April 20, 2009
I know it’s mostly my family that reads this and most of them won’t care about this, but I need to say some things about urllib2 in Python.
I wrote the Ruby one a while back. It uses the standard Ruby Net::HTTP library to manage the protocol. A few weeks back I started on Python, and decided to use the standard urllib2 library in that language.
At first I was pretty impressed with the architecture of urllib2. The way it has a generic “opener” object with handlers for different protocols and errors is pretty slick. As I got further in, though, it became clear that it was written by looking at what browsers do and not by reading RFC 2616 and actually following the standard.

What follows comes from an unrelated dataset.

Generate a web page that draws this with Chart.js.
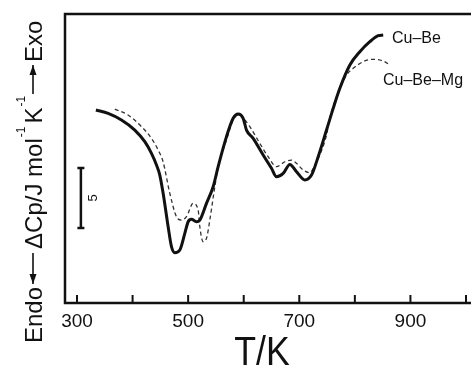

- By default, it only does GET and POST. Yes, that’s all that browsers do, but HTTP has other methods. I found the workaround on Stack Overflow and it’s not too unreasonable, but I still prefer the way Ruby’s Net::HTTP has a different subclass of Request for each method. (Net::HTTP even has subclasses for WebDAV.)
- The big thing was when I did a POST and urllib2 threw an exception because the status code was 201, not 200! The RFC specifically says that by default all codes from 200 to 299 should be treated the same as 200, so this violates the RFC. It turns out that this has been fixed in Python 2.6, but our production environment will be Python 2.5, so I still need a workaround.
The workaround I came up with is to create a subclass of urllib2.HTTPErrorProcessor that has the code from the Python 2.6 version, and pass it to urllib2.build_opener() if the version of Python is less than 2.6. (I was already building an opener object so things like authorization and cookies would be database-specific.)
But I still think that people who are writing libraries around a published specification should actually read the specification and follow it in the first place.